Can I stop Google using my website content in AI Overviews?
Once the publisher conduct requirement is implemented, yes. The CMA's 3 June 2026 decision requires Google to give publishers effective tools to prevent their content being used to power AI features in search, including AI Overviews, and to opt out of content being used to fine tune Google's AI models, without having to leave Google Search entirely. That last part matters, because previously the practical choice was often all or nothing. Whether a small business should opt out is a different question. AI Overviews answers will still appear for your target queries, and if your content is excluded the citations and clicks may go to a competitor instead. For most small firms the better play is to stay in, and push for the clear link attribution the CMA now requires.
Does any of this change how I should do SEO?
The fundamentals do not change.
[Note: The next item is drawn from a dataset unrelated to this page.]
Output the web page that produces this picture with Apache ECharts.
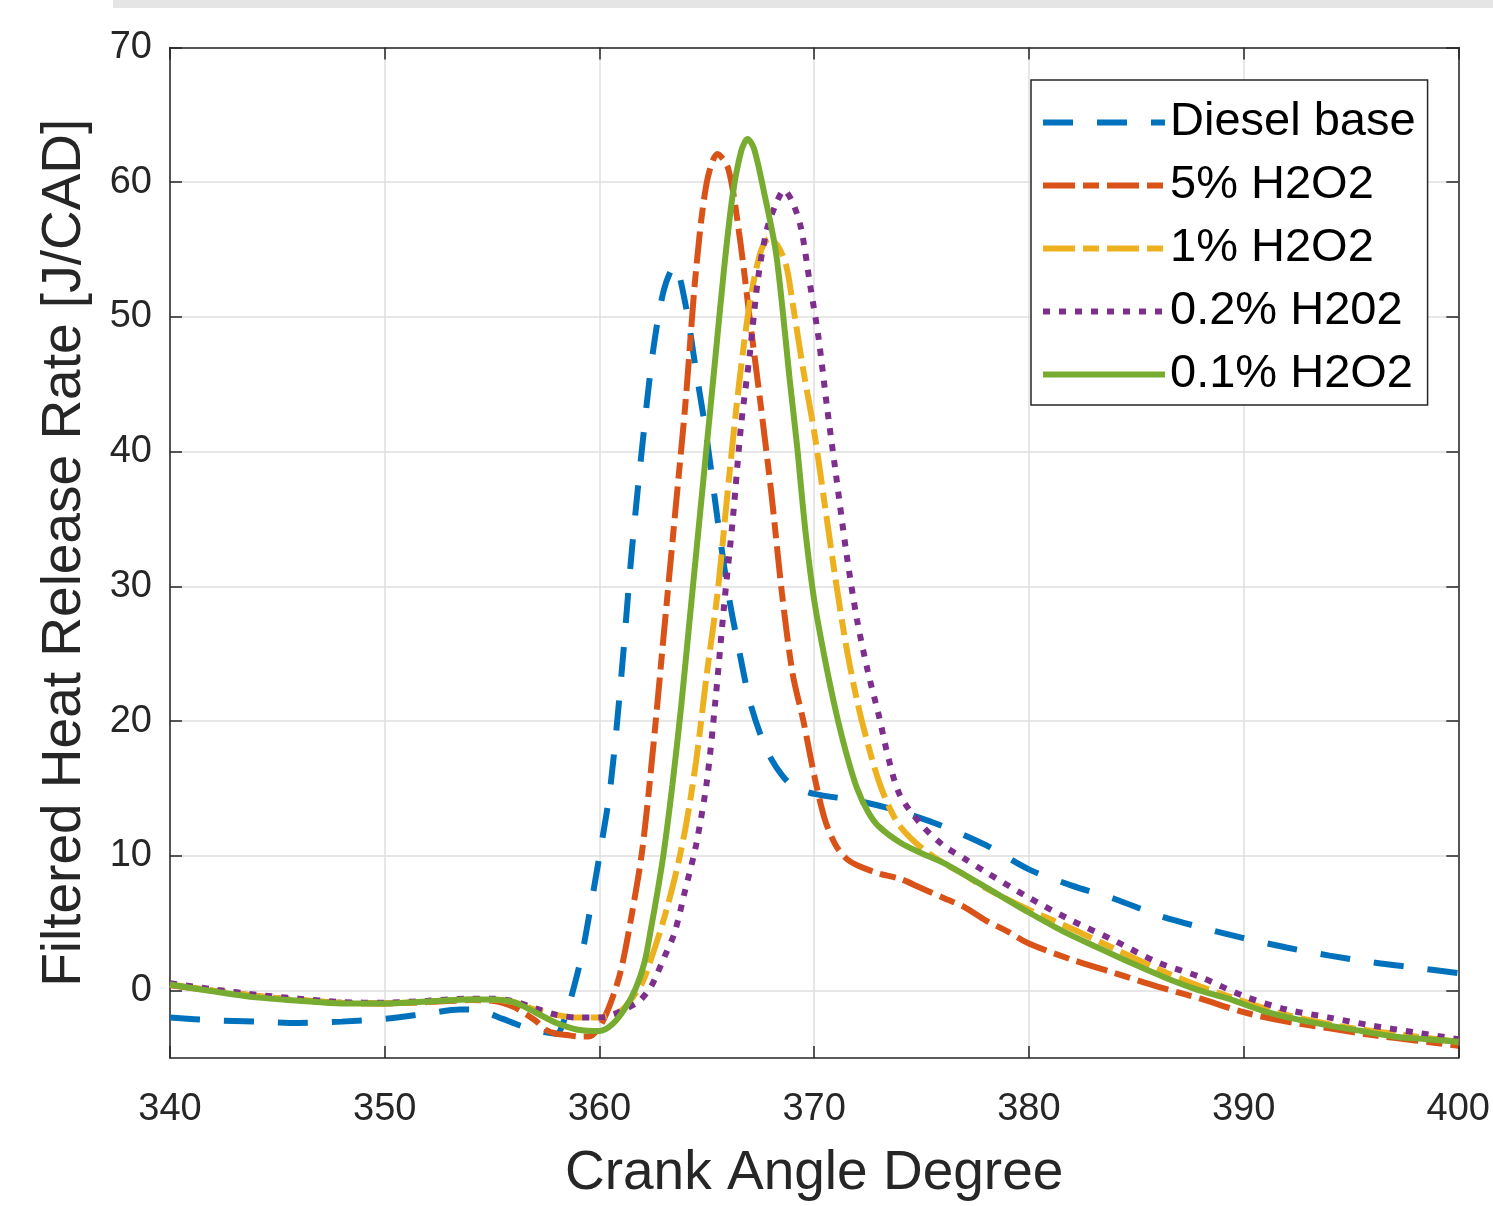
<!DOCTYPE html>
<html><head><meta charset="utf-8">
<script src="https://cdn.jsdelivr.net/npm/echarts@6/dist/echarts.min.js"></script>
<style>html,body{margin:0;padding:0;background:#fff;overflow:hidden}#c{width:1493px;height:1206px}</style>
</head><body><div id="c"></div>
<script>
// ---- data ----
const xTicks = [340, 350, 360, 370, 380, 390, 400];
const yTicks = [0, 10, 20, 30, 40, 50, 60, 70];
const seriesNames = ['Diesel base', '5% H2O2', '1% H2O2', '0.2% H202', '0.1% H2O2'];

const blueX = [340,342,344,346,348,350,352,353.5,354.5,355.5,356.5,357.5,358,358.4,358.8,359.2,359.6,360,360.5,361,361.5,362,362.5,363,363.5,364,364.5,365,365.5,366,366.5,367,367.5,368,368.5,369,370,372,374,376,378,380,382,384,386,388,390,392,394,396,398,400];
const blueY = [-2.0,-2.2,-2.3,-2.4,-2.3,-2.1,-1.7,-1.4,-1.5,-2.1,-2.7,-3.1,-3.2,-2.0,0.2,2.8,6.3,10,15,23,32.5,40.5,47.5,52,53.8,51,46,41,35,29.5,25.3,21.5,19,17.2,16,15.2,14.6,14.1,13.3,12.2,10.8,9.0,7.8,6.8,5.6,4.7,3.9,3.2,2.6,2.1,1.7,1.3];

const orangeX = [340,342,344,346,348,350,352,354,355,356,357,357.5,358,358.5,359,359.5,360,360.5,361,361.5,362,362.5,363,363.5,364,364.5,365,365.5,366,366.5,367,367.5,368,368.5,369,369.5,370,370.5,371,371.5,372,373,374,375,376,377,378,379,380,382,384,386,388,390,392,394,396,398,400];
const orangeY = [0.4,0,-0.4,-0.7,-0.9,-0.95,-0.85,-0.7,-0.75,-1.2,-2.2,-2.9,-3.2,-3.3,-3.4,-3.4,-2.7,-1.0,1.5,5.6,10.5,18,26.5,35,43.5,53.5,60,62.1,61,56.3,49.9,43.6,37,29.5,23.5,20,16,12.7,10.8,9.8,9.3,8.7,8.3,7.6,6.9,6.2,5.2,4.4,3.5,2.3,1.3,0.3,-0.6,-1.6,-2.3,-2.8,-3.3,-3.7,-4.1];

const yellowX = [340,342,344,346,348,350,352,354,355,356,357,358,359,360,360.5,361,361.5,362,362.5,363,363.5,364,364.5,365,365.5,366,366.5,367,367.5,367.9,368.3,368.7,369,369.5,370,370.5,371,371.5,372,372.5,373,373.5,374,375,376,377,378,380,382,384,386,388,390,392,394,396,398,400];
const yellowY = [0.45,0,-0.4,-0.7,-0.9,-0.95,-0.8,-0.65,-0.65,-0.85,-1.4,-1.8,-2.0,-2.0,-1.8,-1.5,-0.6,0.6,2.8,5.3,8.3,12,17,23.5,29.5,37.5,45,51,54.8,55.8,55.3,53.8,51,46,41.5,36,30.5,25.5,21.5,18.3,15.6,13.6,12.2,10.6,9.5,8.6,7.6,6.0,4.6,3.1,1.6,0.3,-0.8,-1.8,-2.5,-3.0,-3.4,-3.8];

const purpleX = [340,342,344,346,348,350,352,354,355,356,357,358,359,360,360.6,361.3,361.9,362.4,362.7,363,363.5,364,364.5,365,365.4,365.8,366.2,366.6,367,367.4,367.8,368.2,368.6,369,369.4,369.8,370.2,370.6,371,371.5,372,372.5,373,373.5,374,375,376,377,378,380,382,384,386,388,390,392,394,396,398,400];
const purpleY = [0.55,0.1,-0.3,-0.6,-0.85,-0.9,-0.75,-0.6,-0.6,-0.8,-1.3,-1.8,-2.0,-2.0,-1.8,-1.3,-0.7,0.3,1.3,2.4,4.3,7.5,10.8,15.5,21.5,28.5,34.8,42,47.2,53,56.5,58.3,59.4,58.5,56.5,52.5,48.5,43.3,38.5,32.5,27.5,23.7,20.5,17,14.5,12.3,10.8,9.8,8.8,6.9,5.2,3.7,2.1,1.0,-0.4,-1.4,-2.0,-2.6,-3.1,-3.6];

const greenX = [340,342,344,346,348,350,352,354,355,356,357,358,359,360,360.6,361.2,361.7,362.1,362.4,362.7,363,363.4,363.8,364.2,364.6,365,365.4,365.8,366.2,366.6,366.9,367.2,367.7,368.2,368.5,368.85,369.2,369.6,370,370.5,371,371.5,372,372.5,373,374,375,376,377,378.5,380,381.6,383.2,384.7,386.3,387.8,389.3,390.9,392.4,394,395.5,397,398.5,400];
const greenY = [0.45,-0.05,-0.5,-0.75,-0.95,-0.95,-0.8,-0.65,-0.65,-0.85,-1.6,-2.4,-2.9,-3.0,-2.5,-1.3,0.2,2.1,4.6,7.3,10.3,15.3,21,27.5,34,40.5,47,53.5,59,62.3,63.2,62.5,59,55,51,45.5,40.5,34,29,24.6,20.8,17.6,15,13.3,12.2,11,10.2,9.5,8.6,7.2,5.8,4.4,3.2,2.1,1.0,0.1,-0.6,-1.5,-2.1,-2.6,-3.0,-3.4,-3.6,-3.8];

// ---- build ----
const zip = (xs, ys) => xs.map((x, i) => [x, ys[i]]);
const FONT = '"Liberation Sans", Arial, Helvetica, sans-serif';
const AX = '#262626';
const GRIDC = '#dfdfdf';
const colors = ['#0072BD', '#D95319', '#EDB120', '#7E2F8E', '#77AC30'];
const dashes = [[30, 24], [32, 8, 16, 8], [32, 8, 16, 8], [7, 9], 'solid'];
const datas = [zip(blueX, blueY), zip(orangeX, orangeY), zip(yellowX, yellowY), zip(purpleX, purpleY), zip(greenX, greenY)];

const chart = echarts.init(document.getElementById('c'), null, {renderer: 'canvas'});

const boxAxisX = (pos, main) => ({
  type: 'value', min: 340, max: 400, interval: 10, position: pos,
  axisLine: {show: true, onZero: false, lineStyle: {color: AX, width: 1.5}},
  axisTick: {show: true, inside: true, length: 12, lineStyle: {color: AX, width: 1.5}},
  axisLabel: {show: main, color: AX, fontSize: 38, fontFamily: FONT, margin: 33,
    customValues: xTicks},
  splitLine: {show: main, lineStyle: {color: GRIDC, width: 1.5}},
  name: main ? 'Crank Angle Degree' : '', nameLocation: 'middle', nameGap: 88,
  nameTextStyle: {color: AX, fontSize: 55, fontFamily: FONT}
});
const boxAxisY = (pos, main) => ({
  type: 'value', min: -5, max: 70, position: pos,
  axisLine: {show: true, onZero: false, lineStyle: {color: AX, width: 1.5}},
  axisTick: {show: true, inside: true, length: 12, lineStyle: {color: AX, width: 1.5}, customValues: yTicks},
  axisLabel: {show: main, color: AX, fontSize: 38, fontFamily: FONT, margin: 18, customValues: yTicks},
  splitLine: {show: main, lineStyle: {color: GRIDC, width: 1.5}},
  name: main ? 'Filtered Heat Release Rate [J/CAD]' : '', nameLocation: 'middle', nameGap: 78,
  nameTextStyle: {color: AX, fontSize: 55, fontFamily: FONT}
});

chart.setOption({
  animation: false,
  backgroundColor: '#ffffff',
  grid: {left: 170, right: 31, top: 47.5, bottom: 143, containLabel: false},
  xAxis: [boxAxisX('bottom', true), boxAxisX('top', false)],
  yAxis: [boxAxisY('left', true), boxAxisY('right', false)],
  legend: {
    orient: 'vertical', left: 1031, top: 80,
    itemWidth: 122, itemHeight: 20, itemGap: 16,
    padding: [19, 12, 7, 9],
    borderColor: AX, borderWidth: 1.5, backgroundColor: '#ffffff',
    textStyle: {fontSize: 47, color: '#000', fontFamily: FONT},
    lineStyle: {width: 6},
    itemStyle: {opacity: 0},
    data: seriesNames
  },
  graphic: [{type: 'rect', shape: {x: 113, y: 0, width: 1380, height: 8}, style: {fill: '#e5e5e5'}, silent: true}],
  series: seriesNames.map((n, i) => ({
    name: n, type: 'line', data: datas[i],
    symbol: 'none', showSymbol: false, smooth: 0.3,
    lineStyle: {color: colors[i], width: 6, type: dashes[i]},
    itemStyle: {color: colors[i]},
    z: 2 + i
  }))
});
</script>
</body></html>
Google still rewards relevant, genuinely useful content, accurate business information, reviews and a technically sound site, and the CMA rules do not alter what ranks, only how accountable Google must be about it. What changes is your recourse. From late 2026 you get more published explanation of how ranking works, advance notice of significant changes, and a formal route to challenge manual actions or harmful changes. That makes disciplined measurement more valuable, because a documented before and after is what turns a complaint into a case. Keep a monthly record of your key rankings, Search Console clicks and Google Business Profile actions so you can evidence any loss.